The longtime Republican was one of President Trump’s first prominent establishment GOP supporters during his insurgent — and ultimately successful — 2016 campaign for the party’s presidential nomination.

He was one of more than a dozen people pardoned by Trump this week during the waning days of his administration.

Federal prosecutors first filed the bombshell charges against Collins two years ago, alleging the lawmaker phoned his son with an insider tip about an Australian biotechnology company’s key new drug failing an important trial and that the stock was likely to crash.

Collins scored the information from the chief executive of Innate Immunotherapeutics, where sat on the board of directors and was among the firm’s biggest shareholders, Manhattan prosecutors said.

His son, Cameron, and six other investors quickly dumped their shares before the massive selloff — avoiding $768,000 in losses.

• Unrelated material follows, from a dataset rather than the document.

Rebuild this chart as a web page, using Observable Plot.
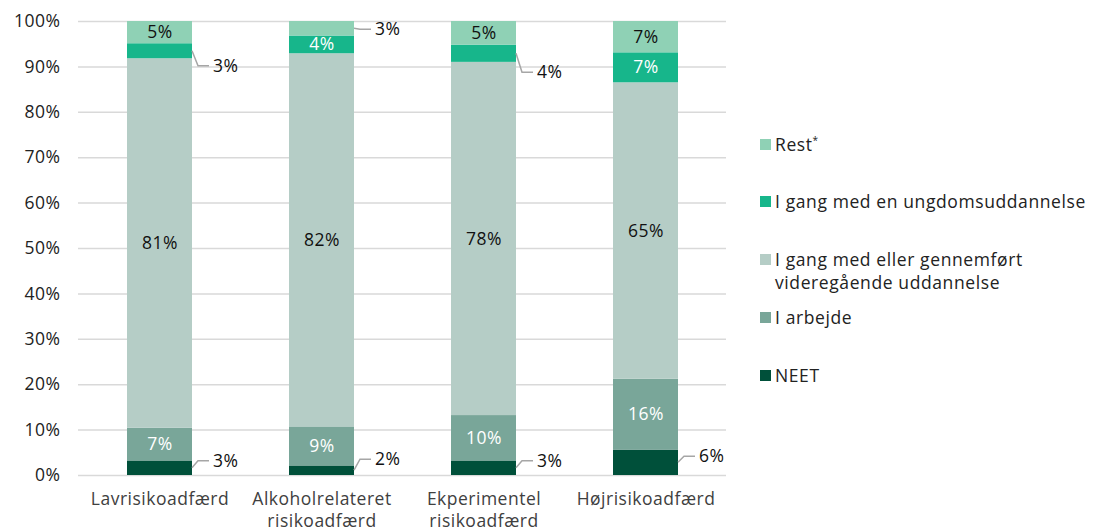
<!DOCTYPE html>
<html><head><meta charset="utf-8">
<script src="https://cdn.jsdelivr.net/npm/d3@7"></script>
<script src="https://cdn.jsdelivr.net/npm/@observablehq/plot@0.6"></script>
<style>
body{margin:0;background:#fff;font-family:"Open Sans", Lato, sans-serif;}
#wrap{position:relative;width:1098px;height:531px;overflow:hidden}
#chart{position:absolute;left:0;top:0}
#legend{position:absolute;left:760px;top:0;width:338px;height:531px}
.item{position:absolute;left:0;display:flex;align-items:flex-start;font-size:17.5px;color:#222;line-height:23px;letter-spacing:0.6px;white-space:nowrap}
.sw{width:11px;height:11px;margin-top:6px;margin-right:4px;flex:none}
sup{font-size:10px;vertical-align:top;line-height:14px}
</style></head>
<body>
<div id="wrap"><div id="chart"></div><div id="legend"></div></div>
<script>
const categories = ["Lavrisikoadfærd", "Alkoholrelateret risikoadfærd", "Ekperimentel risikoadfærd", "Højrisikoadfærd"];
const categoryLabels = ["Lavrisikoadfærd", "Alkoholrelateret\nrisikoadfærd", "Ekperimentel\nrisikoadfærd", "Højrisikoadfærd"];
const series = ["NEET", "I arbejde", "I gang med eller gennemført videregående uddannelse", "I gang med en ungdomsuddannelse", "Rest*"];
const neet = [3.2, 2.1, 3.2, 5.6];
const arbejde = [7.2, 8.6, 10.0, 15.6];
const videregaaende = [81.4, 82.2, 77.8, 65.3];
const ungdom = [3.3, 3.9, 3.8, 6.6];
const rest = [4.9, 3.2, 5.2, 6.9];
const yTicks = [0, 10, 20, 30, 40, 50, 60, 70, 80, 90, 100];

const seriesValues = [neet, arbejde, videregaaende, ungdom, rest];
const colors = ["#00503a", "#79a699", "#b5cdc6", "#17b68b", "#8fd1b5"];
const labelColors = ["#111", "#fff", "#111", "#fff", "#111"];

// callouts: category index, series index, vertical offset of label (px)
const callouts = [
  {c: 0, s: 0, dy: -7}, {c: 1, s: 0, dy: -11}, {c: 2, s: 0, dy: -7}, {c: 3, s: 0, dy: -6},
  {c: 0, s: 3, dy: 15}, {c: 2, s: 3, dy: 19}, {c: 1, s: 4, dy: 1}
];
const isCallout = (c, s) => callouts.some(o => o.c === c && o.s === s);

const rows = [];
categories.forEach((cat, ci) => {
  let acc = 0;
  series.forEach((s, si) => {
    const v = seriesValues[si][ci];
    rows.push({cat, ci, series: s, si, value: v, y1: acc, y2: acc + v,
      label: Math.round(v) + "%", inside: !isCallout(ci, si)});
    acc += v;
  });
});

function calloutMark(index, scales, values, dims, context) {
  const x = scales.x.bandwidth ? scales.x : scales.scales.x;
  const y = scales.y;
  const g = d3.create("svg:g");
  for (const o of callouts) {
    const r = rows.find(d => d.ci === o.c && d.si === o.s);
    const x0 = x(r.cat) + x.bandwidth();
    const ym = y((r.y1 + r.y2) / 2);
    const yl = ym + o.dy;
    g.append("path").attr("d", `M${x0},${ym}L${x0 + 6},${yl}H${x0 + 17}`)
      .attr("fill", "none").attr("stroke", "#a6a6a6").attr("stroke-width", 1.5);
    g.append("text").attr("x", x0 + 21).attr("y", yl).attr("dy", "0.35em")
      .attr("text-anchor", "start")
      .attr("fill", "#111").attr("font-size", 17.5).text(r.label);
  }
  return g.node();
}

const chart = Plot.plot({
  width: 738, height: 531,
  marginLeft: 78, marginRight: 12, marginTop: 21, marginBottom: 56,
  style: {fontFamily: "'Open Sans', Lato, sans-serif", fontSize: "17.5px", background: "#fff", letterSpacing: "0.5px"},
  x: {domain: categories, paddingInner: 0.6, paddingOuter: 0.3, label: null},
  y: {domain: [0, 100], label: null},
  color: {domain: series, range: colors},
  marks: [
    Plot.gridY(yTicks, {stroke: "#d9d9d9", strokeOpacity: 1, strokeWidth: 1.5}),
    Plot.axisY(yTicks, {tickSize: 0, tickPadding: 18, tickFormat: d => d + "%", fontSize: 17.5, fill: "#222", label: null}),
    Plot.axisX({tickSize: 0, tickPadding: 13, tickFormat: d => categoryLabels[categories.indexOf(d)], fontSize: 17.5, fill: "#404040", lineHeight: 1.3, label: null}),
    Plot.barY(rows, Plot.stackY({x: "cat", y: "value", fill: "series", order: series})),
    Plot.text(rows, Plot.stackY({x: "cat", y: "value", z: "series", order: series,
      text: d => d.inside ? d.label : "", fill: d => labelColors[d.si], fontSize: 17.5})),
    calloutMark
  ]
});
document.getElementById("chart").appendChild(chart);

// legend
const legendOrder = [4, 3, 2, 1, 0];
const legendTops = [133, 190, 248, 306, 364];
const legend = document.getElementById("legend");
legendOrder.forEach((si, i) => {
  const item = document.createElement("div");
  item.className = "item";
  item.style.top = legendTops[i] + "px";
  const sw = document.createElement("div");
  sw.className = "sw";
  sw.style.background = colors[si];
  item.appendChild(sw);
  const t = document.createElement("div");
  const name = series[si];
  if (name.endsWith("*")) {
    t.textContent = name.slice(0, -1);
    const sup = document.createElement("sup"); sup.textContent = "*"; t.appendChild(sup);
  } else if (si === 2) {
    t.innerHTML = "I gang med eller gennemført<br>videregående uddannelse";
  } else t.textContent = name;
  item.appendChild(t);
  legend.appendChild(item);
});
</script>
</body></html>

Prosecutors said that Collins and the then-25-year-old Cameron desperately dialed each other a half dozen times before eventually connecting at 7:16 p.m. on July 22, 2017.

The congressman was attending the annual Congressional Picnic at the time and made the call from the South Lawn of the White House — in view of a CBS News camera that was rolling at the time.

The video shows the lawmaker, wearing a white golf shirt and gray pants, speaking on a cellphone outside the White House at 7:17 p.m.

Collins resigned from Congress on Sept. 30, 2018 and pleaded guilty to two insider trading charges the next day.

“I regret my actions,” he told Manhattan federal court Judge Vernon Broderick during his Oct. 1 appearance. “This is something I will live with for the rest of my life.”